As Raw Story reports, a journalist present at the event pointed out that treason is punishable by death, prompting Trump to double down on the accusations.
"Sir, the Constitution says treason is punishable by death. You've accused your adversaries of treason. Who are you talking about?" the journalist asked.
Without objecting to the framing of the question, the president doubled down on the accusations, proceeding to mention by name those he apparently believes are guilty of treason. According to Trump, former FBI Director James Comey, former FBI officials Lisa Page, Peter Strozk, and Andrew McCabe are all guilty of treason, a crime punishable by death.
"Look at [James] Comey, [Andrew] McCabe, people higher than that. If you look at [Peter] Strozk, if you look at his lover, Lisa Page, his wonderful lover. They talked openly. They didn't use their private server because they didn't want to get caught. So they used the government server. That was not a good move.""They're trying to take down the wrong person," Trump said, echoing many of his previous statements.
The Mueller investigation and related events were, according to Trump, "insurance policy just in case crooked Hillary loses."
"That didn't work out well for them. So you look at them," the president said, once again suggesting that the individuals he mentioned by name are indeed guilty of treason, and therefore deserve the death penalty.
While it may not be out of the ordinary for Donald Trump to accuse perceived opponents of treason, his most recent comments are guaranteed to cause a lot of controversy, given that this is the first time for the president to seemingly acknowledge that the crime he is accusing others of is punishable by death.As previously reported by The Inquisitr, even though the crime of treason is narrowly defined in the Constitution -- aiding enemies with whom the United States is at war -- Trump appears to have made a habit out of accusing his political opponents of the crime.

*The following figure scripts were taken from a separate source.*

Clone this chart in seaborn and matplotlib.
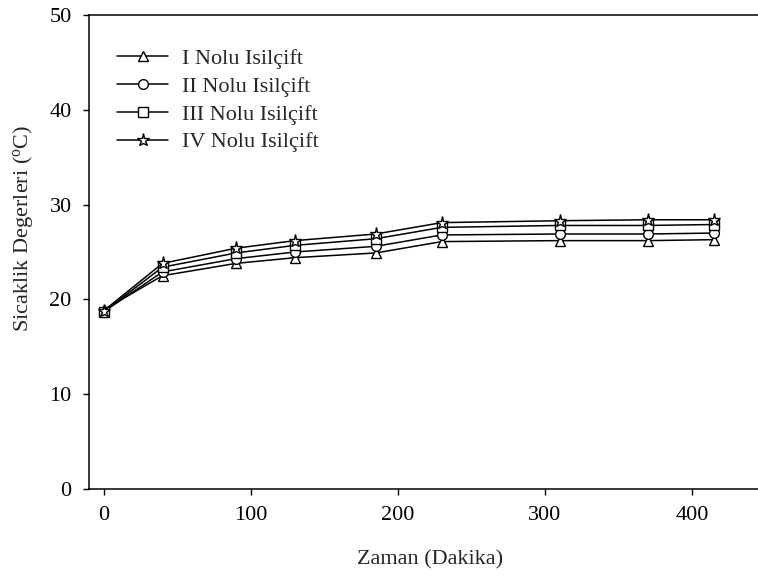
import matplotlib
matplotlib.use("Agg")
import matplotlib.pyplot as plt
import seaborn as sns
import pandas as pd

# Measurement times (minutes)
zaman = [0, 40, 90, 130, 185, 230, 310, 370, 415]

# Thermocouple readings (°C)
isilcift_1 = [18.9, 22.5, 23.8, 24.4, 24.9, 26.1, 26.2, 26.2, 26.3]
isilcift_2 = [18.7, 22.9, 24.3, 25.0, 25.6, 26.8, 26.9, 26.9, 27.0]
isilcift_3 = [18.7, 23.4, 24.9, 25.7, 26.4, 27.6, 27.8, 27.8, 27.9]
isilcift_4 = [18.8, 23.8, 25.4, 26.2, 26.9, 28.1, 28.3, 28.4, 28.4]

seri_adlari = ["I Nolu Isilçift", "II Nolu Isilçift", "III Nolu Isilçift", "IV Nolu Isilçift"]
seriler = [isilcift_1, isilcift_2, isilcift_3, isilcift_4]

df = pd.DataFrame({
    "Zaman": zaman * 4,
    "Sicaklik": [v for s in seriler for v in s],
    "Seri": [ad for ad in seri_adlari for _ in zaman],
})

sns.set_style("ticks")
plt.rcParams["font.family"] = ["Liberation Serif", "DejaVu Serif"]
plt.rcParams["mathtext.fontset"] = "custom"
plt.rcParams["mathtext.rm"] = "Liberation Serif"

FS = 16

fig = plt.figure(figsize=(7.58, 5.77), dpi=100)
ax = fig.add_axes([0.1174, 0.1525, 0.8826, 0.8215])

isaretler = {seri_adlari[0]: "^", seri_adlari[1]: "o", seri_adlari[2]: "s", seri_adlari[3]: "*"}
boyutlar = {"^": 7.5, "o": 7, "s": 7, "*": 9.5}

for ad, s in zip(seri_adlari, seriler):
    m = isaretler[ad]
    sns.lineplot(data=df[df["Seri"] == ad], x="Zaman", y="Sicaklik", ax=ax,
                 color="black", linewidth=1.1, marker=m, markersize=boyutlar[m],
                 markerfacecolor="white", markeredgecolor="black", markeredgewidth=1.0,
                 label=ad, legend=False)

ax.set_xlim(-10, 445)
ax.set_ylim(0, 50)
ax.set_xticks([0, 100, 200, 300, 400])
ax.set_yticks([0, 10, 20, 30, 40, 50])
ax.tick_params(axis="both", labelsize=FS, direction="out", length=4.5, width=1,
               colors="black", pad=8)
for side in ["left", "bottom", "top"]:
    ax.spines[side].set_color("black")
    ax.spines[side].set_linewidth(1.1)
ax.spines["right"].set_visible(False)

ax.set_xlabel("Zaman (Dakika)", fontsize=FS)
ax.xaxis.set_label_coords(0.51, -0.13)
ax.set_ylabel("Sicaklik Degerleri ($\\mathregular{^{o}}$C)", fontsize=FS)
ax.yaxis.set_label_coords(-0.08, 0.55)

leg = ax.legend(loc="upper left", bbox_to_anchor=(0.042, 0.93), frameon=False, fontsize=FS,
                handlelength=2.3, handletextpad=0.6, labelspacing=0.33, borderaxespad=0,
                borderpad=0)

fig.savefig("out.png", dpi=100, facecolor="white")
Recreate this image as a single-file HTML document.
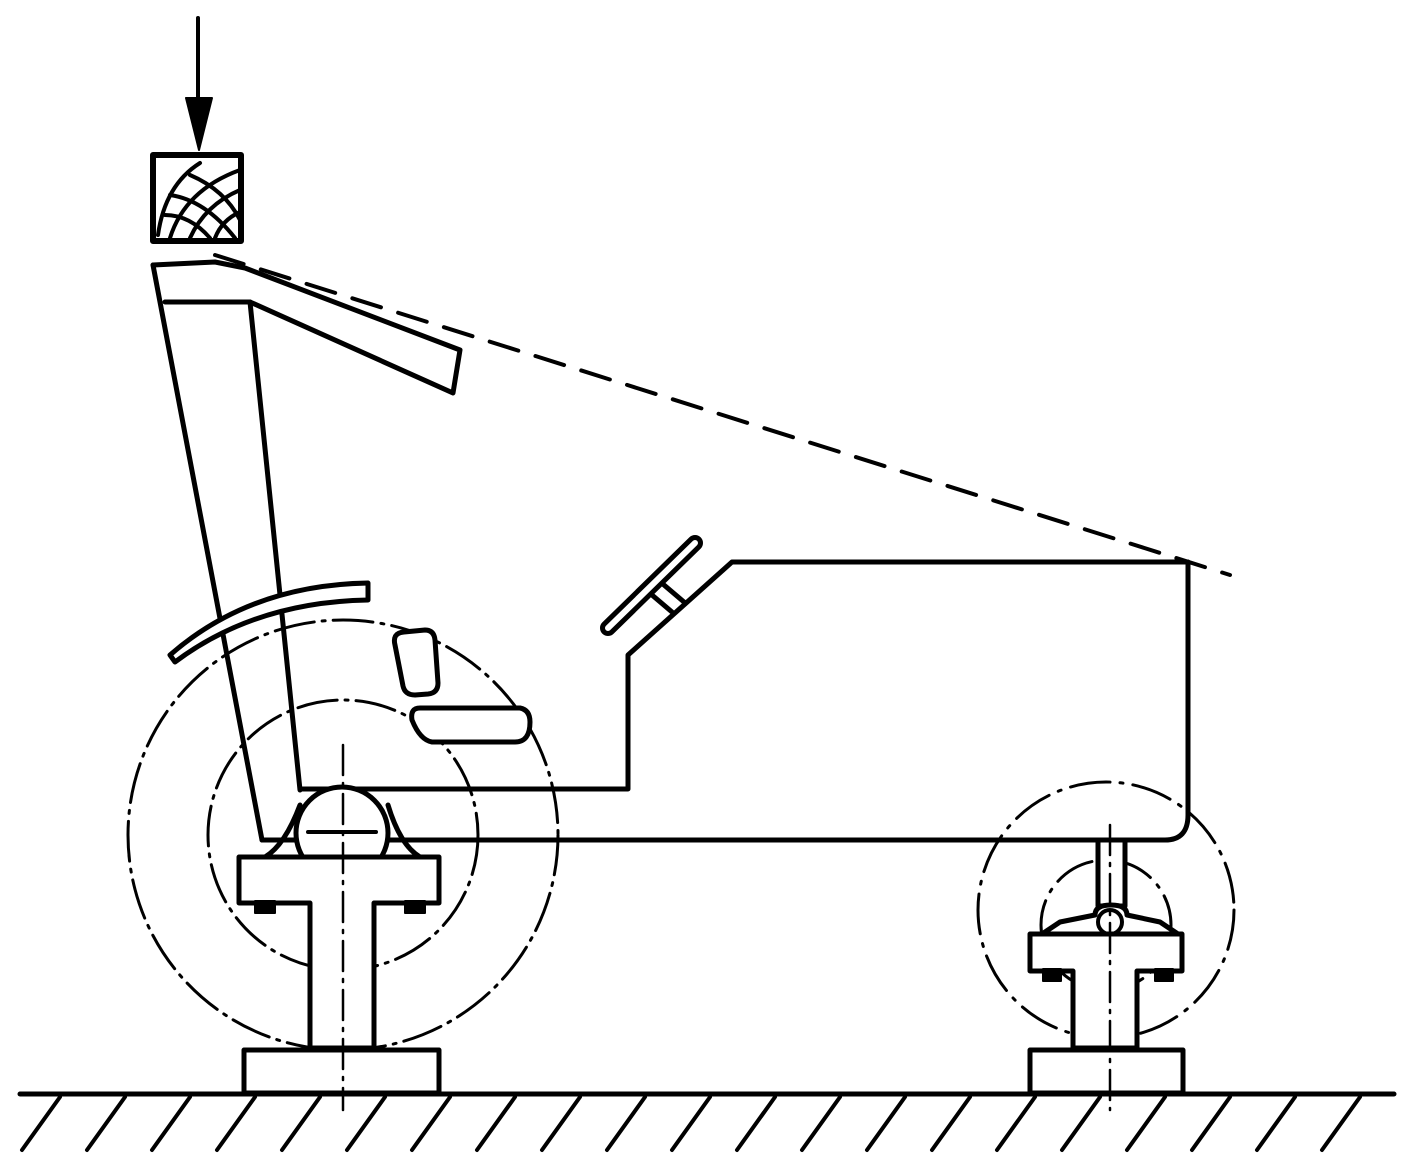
<!DOCTYPE html>
<html><head><meta charset="utf-8"><style>html,body{margin:0;padding:0;background:#fff}svg{display:block}</style></head>
<body>
<svg width="1406" height="1173" viewBox="0 0 1406 1173" xmlns="http://www.w3.org/2000/svg" fill="none" stroke="#000" stroke-linecap="round" stroke-linejoin="round">
<line x1="198" y1="18" x2="198" y2="105" stroke-width="4"/>
<polygon points="186,98 212,98 199,150" fill="#000" stroke-width="2"/>
<rect x="153" y="155" width="88" height="86" stroke-width="6"/>
<g stroke-width="4">
<path d="M158,235 Q165,185 200,163"/>
<path d="M170,238 Q185,190 240,170"/>
<path d="M190,238 Q205,205 240,190"/>
<path d="M215,238 Q222,220 240,212"/>
<path d="M170,195 Q205,200 235,238"/>
<path d="M190,175 Q225,190 240,220"/>
<path d="M165,215 Q190,215 210,238"/>
</g>
<g stroke-width="5">
<path d="M153,265 L215,262 L245,268 L460,350 L453,393 L250,302 L165,302"/>
<path d="M153,265 L262,840"/>
<path d="M250,302 L300,790"/>
</g>
<line x1="215" y1="255" x2="1230" y2="575" stroke-width="4" stroke-dasharray="30,18"/>
<circle cx="343" cy="835" r="215" stroke-width="3" stroke-dasharray="40,8,3,8"/>
<circle cx="343" cy="835" r="135" stroke-width="3" stroke-dasharray="40,8,3,8"/>
<path d="M170,655 Q250,585 368,583 L368,600 Q255,602 175,662 Z" stroke-width="5" fill="#fff"/>
<path d="M300,789 L628,789 L628,655 L732,562 L1188,562 L1188,815 Q1188,840 1165,840 L262,840" stroke-width="5"/>
<line x1="608" y1="628" x2="695" y2="543" stroke-width="16"/>
<line x1="608" y1="628" x2="695" y2="543" stroke-width="6" stroke="#fff"/>
<path d="M652,595 L672,612 M664,585 L684,602" stroke-width="5"/>
<path d="M395,645 Q392,633 404,632 L425,630 Q434,630 435,640 L438,683 Q438,693 428,694 L415,695 Q405,695 403,686 Z" stroke-width="5" fill="#fff"/>
<path d="M420,708 L520,708 Q530,710 530,722 Q530,742 515,742 L432,742 Q420,740 412,720 Q410,708 420,708 Z" stroke-width="5" fill="#fff"/>
<path d="M265,857 Q285,845 300,805 M420,857 Q400,845 388,805" stroke-width="5"/>
<circle cx="342" cy="833" r="46" stroke-width="5" fill="#fff"/>
<line x1="308" y1="832" x2="376" y2="832" stroke-width="4"/>
<path d="M239,857 L439,857 L439,903 L374,903 L374,1048 L310,1048 L310,903 L239,903 Z" stroke-width="5" fill="#fff"/>
<rect x="255" y="901" width="20" height="12" fill="#000" stroke-width="2"/>
<rect x="405" y="901" width="20" height="12" fill="#000" stroke-width="2"/>
<rect x="244" y="1050" width="195" height="43" stroke-width="5" fill="#fff"/>
<line x1="343" y1="745" x2="343" y2="1110" stroke-width="2.5" stroke-dasharray="30,8,3,8"/>
<circle cx="1106" cy="910" r="128" stroke-width="3" stroke-dasharray="40,10,3,10"/>
<circle cx="1106" cy="925" r="65" stroke-width="3" stroke-dasharray="40,10,3,10"/>
<rect x="1098" y="840" width="27" height="66" stroke-width="5" fill="#fff"/>
<path d="M1042,934 L1060,922 L1095,915 Q1095,905 1111,905 Q1127,905 1127,915 L1160,922 L1178,934 Z" stroke-width="5" fill="#fff"/>
<circle cx="1110" cy="922" r="12" stroke-width="4" fill="#fff"/>
<path d="M1030,934 L1182,934 L1182,971 L1137,971 L1137,1048 L1073,1048 L1073,971 L1030,971 Z" stroke-width="5" fill="#fff"/>
<rect x="1043" y="969" width="18" height="12" fill="#000" stroke-width="2"/>
<rect x="1155" y="969" width="18" height="12" fill="#000" stroke-width="2"/>
<rect x="1030" y="1050" width="153" height="43" stroke-width="5" fill="#fff"/>
<line x1="1110" y1="825" x2="1110" y2="1110" stroke-width="2.5" stroke-dasharray="30,8,3,8"/>
<line x1="20" y1="1094" x2="1394" y2="1094" stroke-width="5"/>
<g stroke-width="4">
<line x1="60" y1="1097" x2="22" y2="1150"/>
<line x1="125" y1="1097" x2="87" y2="1150"/>
<line x1="190" y1="1097" x2="152" y2="1150"/>
<line x1="255" y1="1097" x2="217" y2="1150"/>
<line x1="320" y1="1097" x2="282" y2="1150"/>
<line x1="385" y1="1097" x2="347" y2="1150"/>
<line x1="450" y1="1097" x2="412" y2="1150"/>
<line x1="515" y1="1097" x2="477" y2="1150"/>
<line x1="580" y1="1097" x2="542" y2="1150"/>
<line x1="645" y1="1097" x2="607" y2="1150"/>
<line x1="710" y1="1097" x2="672" y2="1150"/>
<line x1="775" y1="1097" x2="737" y2="1150"/>
<line x1="840" y1="1097" x2="802" y2="1150"/>
<line x1="905" y1="1097" x2="867" y2="1150"/>
<line x1="970" y1="1097" x2="932" y2="1150"/>
<line x1="1035" y1="1097" x2="997" y2="1150"/>
<line x1="1100" y1="1097" x2="1062" y2="1150"/>
<line x1="1165" y1="1097" x2="1127" y2="1150"/>
<line x1="1230" y1="1097" x2="1192" y2="1150"/>
<line x1="1295" y1="1097" x2="1257" y2="1150"/>
<line x1="1360" y1="1097" x2="1322" y2="1150"/>
</g>
</svg>
</body></html>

Last week, the president took to social media to accuse intelligence officials who he claims unlawfully spied on his campaign of treason, prompting widespread backlash and criticism. Liberal news outlets described the accusations as "reckless" and "authoritarian," and former federal prosecutor Mimi Rocah said Trump's threats and accusations "terrify" her.According to Rocah, a former assistant U.S. attorney in the Southern district of New York, the fact that Attorney General William Barr appears to be in agreement with the president -- like Trump, Barr has alleged unlawful spying -- makes the statements terrifying.